Saturday Night Live’s Jay Pharoah does a spot-on Mr. Knowles impression. If only we could see him do a sketch of what it must have been like to be a fly on the wall when Jay Z came up with the title for his new album. It’s easy to hear that famous goofy voice saying something along the lines of, “Screw it, let’s jus throw bofe names on there! #mylaugh”
Everyone’s favorite – recently de-hyphenated – MC is back for another round of world dominating rhymes and gangsta claims like, “You in da presence of a god!” Even though it was really no secret in the first place, it’s becoming more and more apparent that rappers in general seem to think that they are God’s gift to humanity, or gods themselves, for that matter. For crying out loud, what are you supposed to do with an album entitled Magna Carta… Holy Grail? Is this supposed to be the album that Christ himself sipped from after it laid the groundwork for modern democracy? If so, the timeline on that is just plain screwed up. Did Mr. Beyoncé Carter even finish high school? Or has he transcended so high (say “Hello” to Yeezus for all of us while you’re up there, Jay) that it’s okay for him to not adhere to the generally accepted timeline of history?
In short, Magna Carta… Holy Grail blows its load on the first two tracks, the great and catchy “Holy Grail”, which features the lovable Justin Timberlake and the funky “Picasso Baby”, and then spends the rest of its time making you want to just go listen to “99 Problems”. By the way, “Holy Grail” features a sample of Nirvana’s “Smells Like Teen Spirit” and thankfully Kurt Cobain’s beneficiary Courtney Love signed off on its use because the last thing the universe needs is another Love vs. Whomever feud.
There’s also the song “Part II (On the Run)”, which features Blue Ivy Beyoncé or whatever her name is these days. It’s a take-it-or-leave-it song, but one that is sure to get attention for featuring Bey-Z. Where the heck did “Part I” go anyway? Oh wait, that’s right, we’re talking about Jay Z here and he doesn’t have to do a “Part I” just because you expected it, playa.

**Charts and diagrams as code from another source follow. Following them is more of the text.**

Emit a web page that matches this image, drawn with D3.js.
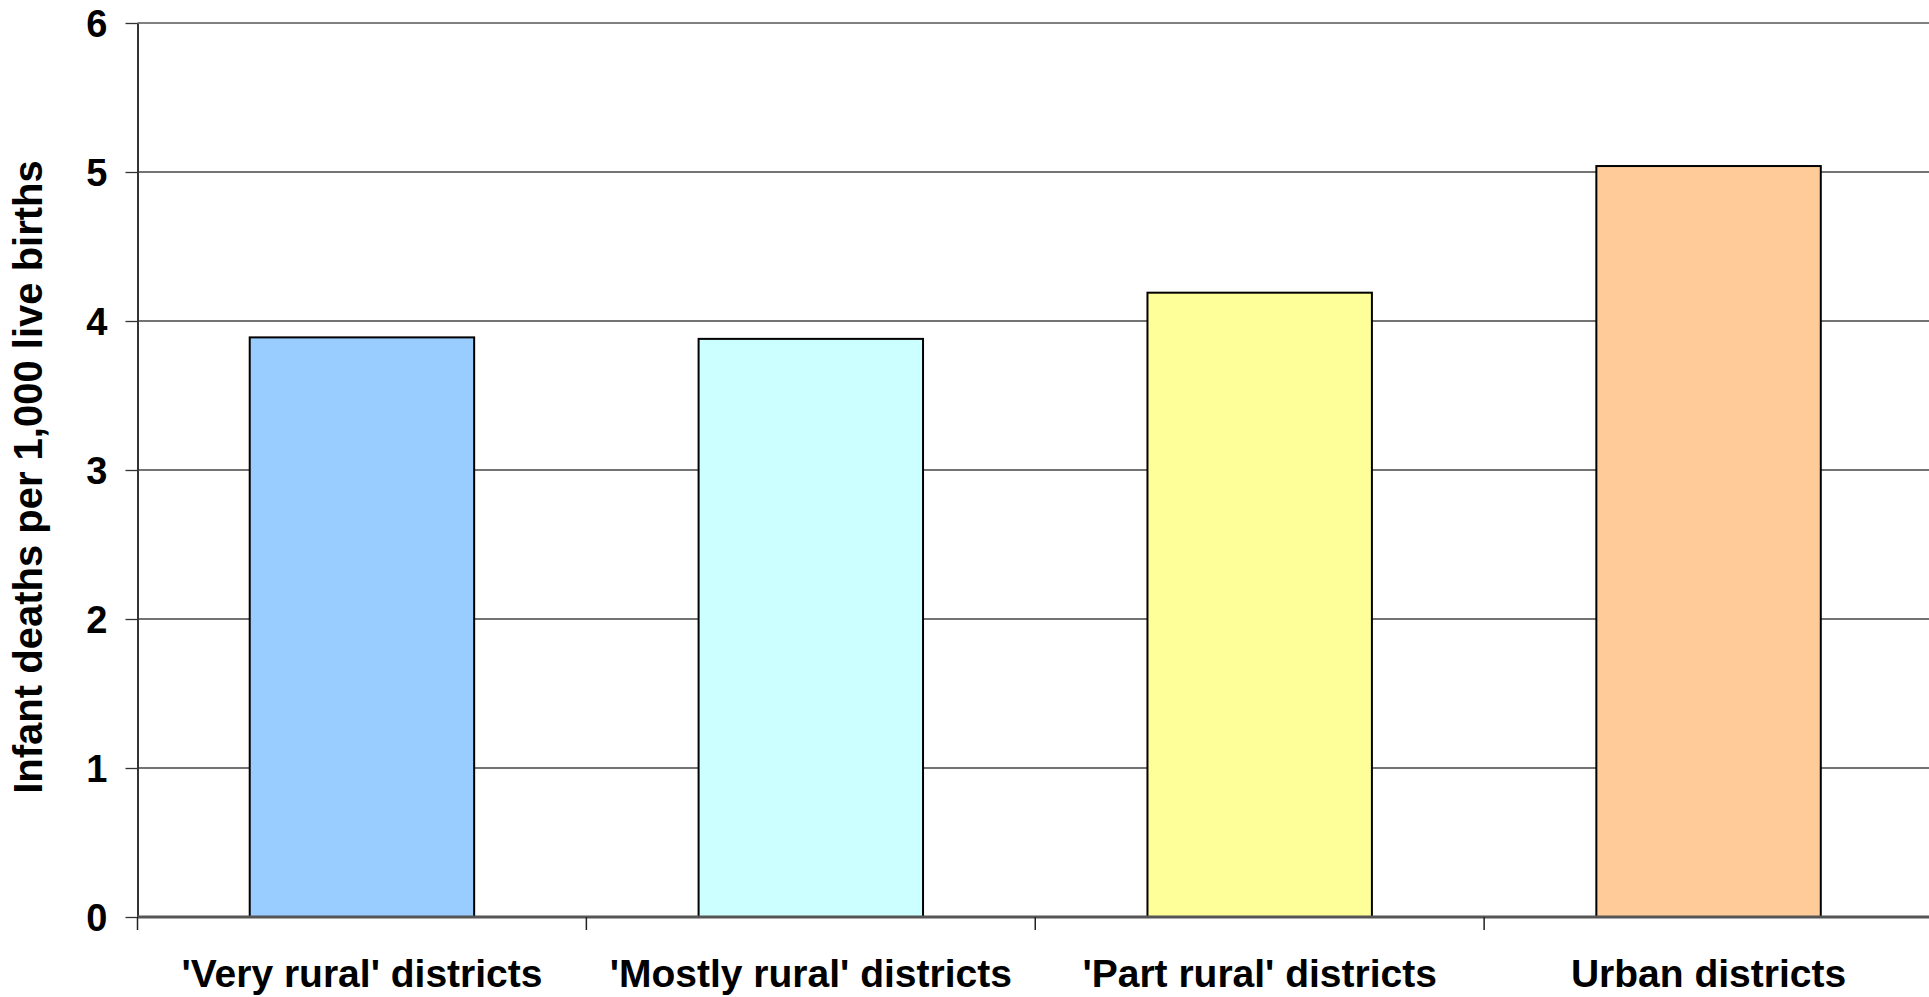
<!DOCTYPE html>
<html>
<head>
<meta charset="utf-8">
<script src="https://cdn.jsdelivr.net/npm/d3@7"></script>
<style>
  html, body { margin: 0; padding: 0; background: #fff; }
  svg { display: block; font-family: "Liberation Sans", Arial, sans-serif; font-weight: bold; }
</style>
</head>
<body>
<svg id="canvas" width="1929" height="997"></svg>
<script>
let categories = ["'Very rural' districts", "'Mostly rural' districts", "'Part rural' districts", "Urban districts"];
let rates = [3.89, 3.88, 4.19, 5.04];
let barColors = ['#99ccff', '#ccffff', '#ffff99', '#ffcc99'];
let yTicks = [0, 1, 2, 3, 4, 5, 6];

let canvas = d3.select('#canvas');

let plotLeft = 137.5, plotRight = 1933, plotTop = 23, plotBottom = 917;

let x = d3.scaleBand().domain(categories).range([plotLeft, plotRight]).paddingInner(0.5).paddingOuter(0.25);
let y = d3.scaleLinear().domain([0, 6]).range([plotBottom, plotTop]);

// gridlines
canvas.append('g').
  selectAll('line').
  data(yTicks.filter(t => t > 0)).
  enter().
  append('line').
  attr('x1', plotLeft).
  attr('x2', plotRight).
  attr('y1', t => y(t)).
  attr('y2', t => y(t)).
  attr('stroke', t => t === 6 ? '#808080' : '#444').
  attr('stroke-width', t => t === 6 ? 2 : 1.3);

// bars
canvas.append('g').
  selectAll('rect').
  data(categories).
  enter().
  append('rect').
  attr('x', c => x(c)).
  attr('y', (c, i) => y(rates[i])).
  attr('width', x.bandwidth()).
  attr('height', (c, i) => y(0) - y(rates[i])).
  attr('fill', (c, i) => barColors[i]).
  attr('stroke', '#000').
  attr('stroke-width', 2);

// y axis
let yAxis = d3.axisLeft(y).tickValues(yTicks).tickFormat(d3.format('d')).tickSizeInner(12).tickSizeOuter(0).tickPadding(18);
let yg = canvas.append('g').attr('transform', 'translate(' + plotLeft + ',0)').call(yAxis);
yg.select('.domain').attr('stroke', '#333').attr('stroke-width', 2);
yg.selectAll('.tick line').attr('stroke', '#333').attr('stroke-width', 1.3);
yg.selectAll('.tick text').
  attr('font-size', 38).
  attr('font-family', '"Liberation Sans", Arial, sans-serif').
  attr('font-weight', 'bold').
  attr('fill', '#000').
  attr('dy', '0.36em');

// x axis: ticks at category boundaries
let boundaries = categories.map(c => x(c) - x.step() * 0.25).concat([plotRight]);
canvas.append('line').
  attr('x1', plotLeft).
  attr('x2', plotRight).
  attr('y1', plotBottom).
  attr('y2', plotBottom).
  attr('stroke', '#555').
  attr('stroke-width', 3);
canvas.append('g').
  selectAll('line').
  data(boundaries).
  enter().
  append('line').
  attr('x1', b => b).
  attr('x2', b => b).
  attr('y1', plotBottom).
  attr('y2', plotBottom + 13).
  attr('stroke', '#222').
  attr('stroke-width', 1.5);

canvas.append('g').
  selectAll('text').
  data(categories).
  enter().
  append('text').
  attr('x', c => x(c) + x.bandwidth() / 2).
  attr('y', 987).
  attr('text-anchor', 'middle').
  attr('font-size', 39).
  attr('fill', '#000').
  text(c => c);

// y title
canvas.append('text').
  attr('transform', 'translate(42,' + ((plotTop + plotBottom) / 2 + 7) + ') rotate(-90)').
  attr('text-anchor', 'middle').
  attr('font-size', 40).
  attr('fill', '#000').
  text('Infant deaths per 1,000 live births');
</script>
</body>
</html>
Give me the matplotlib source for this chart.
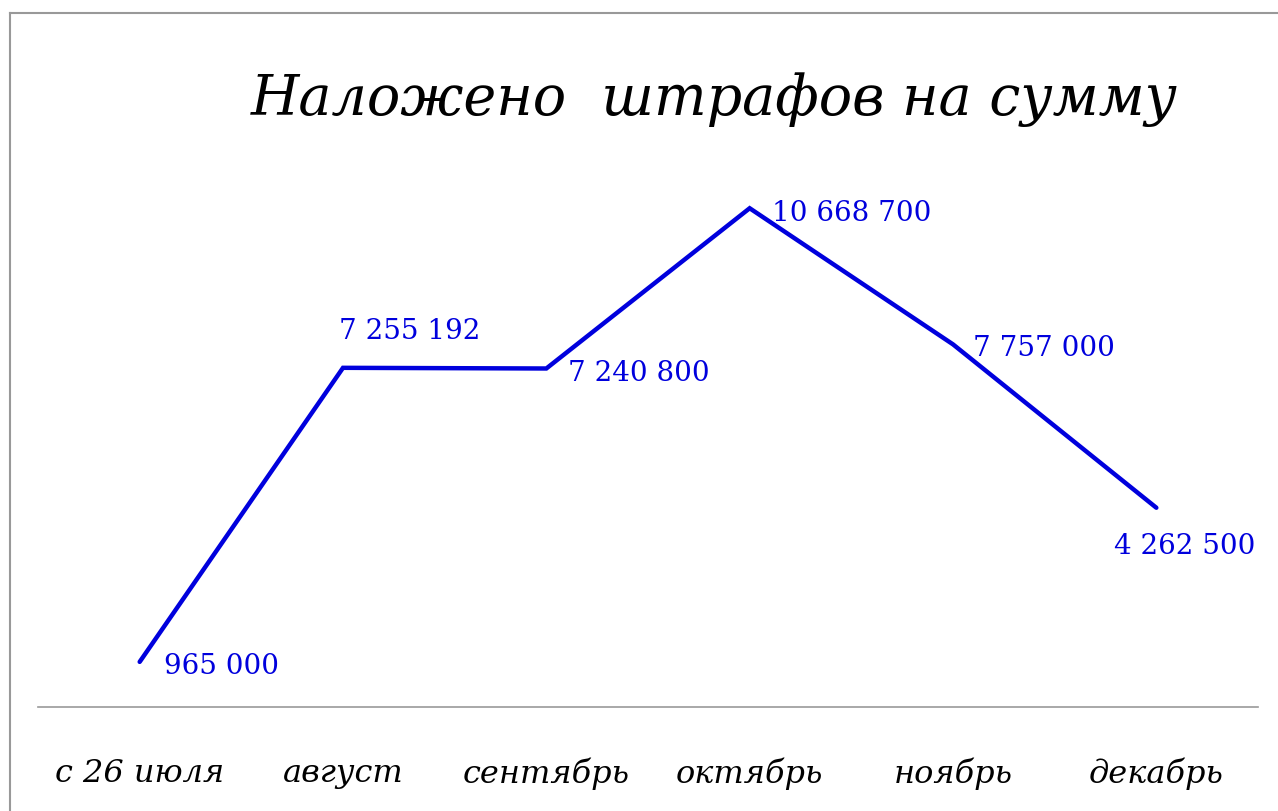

From here on out, Hip Hop as we know it is a race between Jay and Kanye to see who can reach the top of Mt. Zion first and have the most ludicrously-titled album along the way. And perhaps – if humanity is worthy – somewhere in there these two besties will team up again, this time under the moniker “‘Ye Z” or maybe “Jay Zeezus” and release an album entitled Declaration of Independence… Crown of Thorns. Until then, do yourself a favor and go back to the good old days by spinning The Blueprint or The Black Album.